I think a lot of testosterone users are letting quacks kill them slowly. “My doctor said it was okay, so TIME TO GET PUMPED!”
Go look at Alan Ritchson’s photos from his The Hunger Games days, and then look at his post-drug Reacher face. He admits he’s on testosterone. Somehow he has managed to lose body fat and end up with a puffy face. He looks constipated and crusty. His eyes look dead. He looks like he’s straining in the bathroom, to be graphic.
Still photos can be doctored, but I saw the show, and he looked very bad. Aged. Like his heart could stop at any minute. And he walked like his legs were glued together.
How is he going to come back from that? He can’t take that stuff forever. Sooner or later, he’ll have to get off the needle and go back to being a skinny guy with a 15″ neck, just like the new Dwayne Johnson, except even smaller. That’s not easy for everyone. Drug muscles are addictive.
When he was young, he was a slender guy who looked like the picture of health. His skin was very smooth. Now it looks like a gravel road.
Harvard Medical School says that when you take testosterone, your body stops making it. When you come off it, I guess you turn into Richard Simmons until you recover. And then you have whatever to-you unsatisfactory levels you had before you started.
I’m sure there is a legitimate use for testosterone therapy, like when you’ve had parts torn off in an industrial accident or you’ve been married to a feminist for 25 years, but as for elective users, I think any therapy that requires constant bloodwork and vigilant monitoring of one’s circulatory health is suspect.
I don’t think my level is a problem. I have tons of energy. I sleep well when my baby son allows it. I’m far from depressed. I am still fertile, or at least I was in early 2024. I respond to strength training. I don’t feel tempted to vote for liberals.
I want to be able to cope with life’s minor challenges. I want to get through this life without new joints or a back brace. I do not have to be super-strong to be satisfied, and I do not expect to look much better than I do right now. I think this is the best attitude.
December 1st, 2025 at 2:47 PM
Not sure about the low reps. I did powerlifting for years, starting in high school, where I threw shot put. Great fun. But then I got to my fifties, and I realized that that particular kind of strength was not functional. What did I do? Well, I went hiking and fishing, so I needed strong legs and cardio. I have a garden, so I spend a lot of time yanking out weeds. Using little muscles in the hips and back. Walking on uneven terrain and using odd muscles in my back. So I changed my workout to reflect things that I actually do, rather than pushing 100 pound dummies, which only occurs in the gym, and which may injure me as I get old. Older. I think it was the right thing. Also cardio, which I have to force myself to do because it is boring.

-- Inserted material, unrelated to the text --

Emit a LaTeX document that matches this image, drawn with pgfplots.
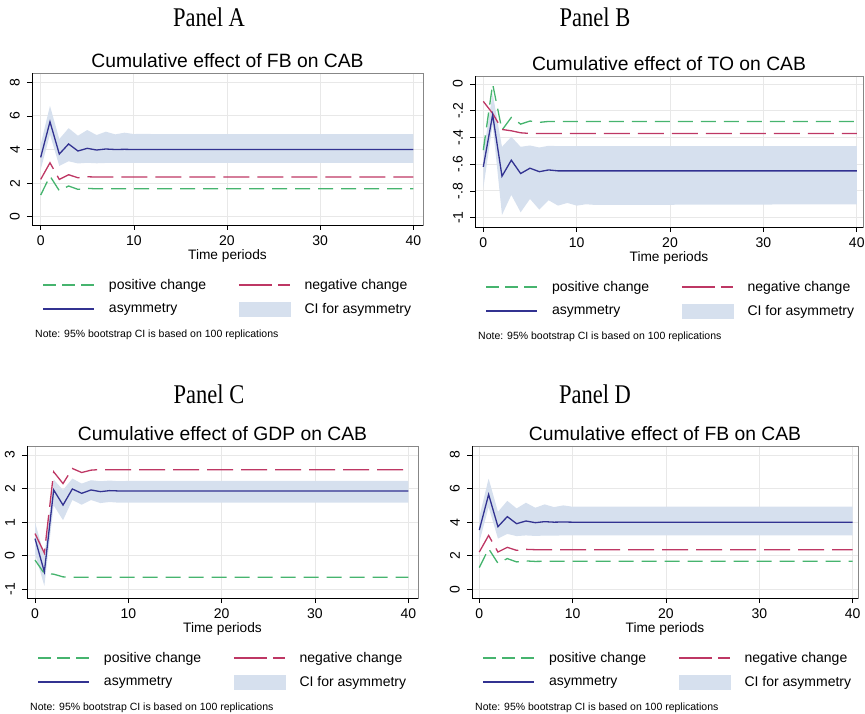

December 1st, 2025 at 3:29 PM
For a while in my early twenties, I lifted weights, mainly because I was too conscious of being skinny. To complement the lifting, I also ate all the time. I thought maybe women would find me more attractive, but it didn’t seem to make any difference. It also made my knees sore.

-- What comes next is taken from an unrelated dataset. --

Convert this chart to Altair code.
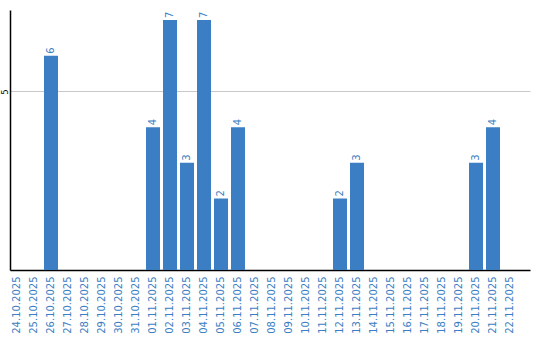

Steroids are increasingly popular here in Scotland too, to judge by the number of bulked-up, tattooed, balding middle-aged men I see on the streets. Like you, I’m not sure who they’re bulking up for. Maybe each other.
To me, it signifies what my mother’s second husband called ‘A want’ (Some psychological defect or other).
December 1st, 2025 at 4:23 PM
I won’t be doing the three powerlifting event exercises. I found out powerlifting is a sport, not an optimized way to develop strength or fitness, so I don’t want anything to do with it. I’ll be doing the exercise I made up, plus two exercises that are not really squats or powerlifts.
I just want something quick and reasonably productive.
December 1st, 2025 at 5:17 PM
With your kind of lifting I’ve run across two similar methods. One has you make all of the movements slowly – a count of 10 up and 10 down. Lifting slowly ensures your muscles are doing all the work and are not being helped by momentum. There is also the 5×5 system where you work up to five sets of five reps. Advocates of that system make the same arguments you do about reps.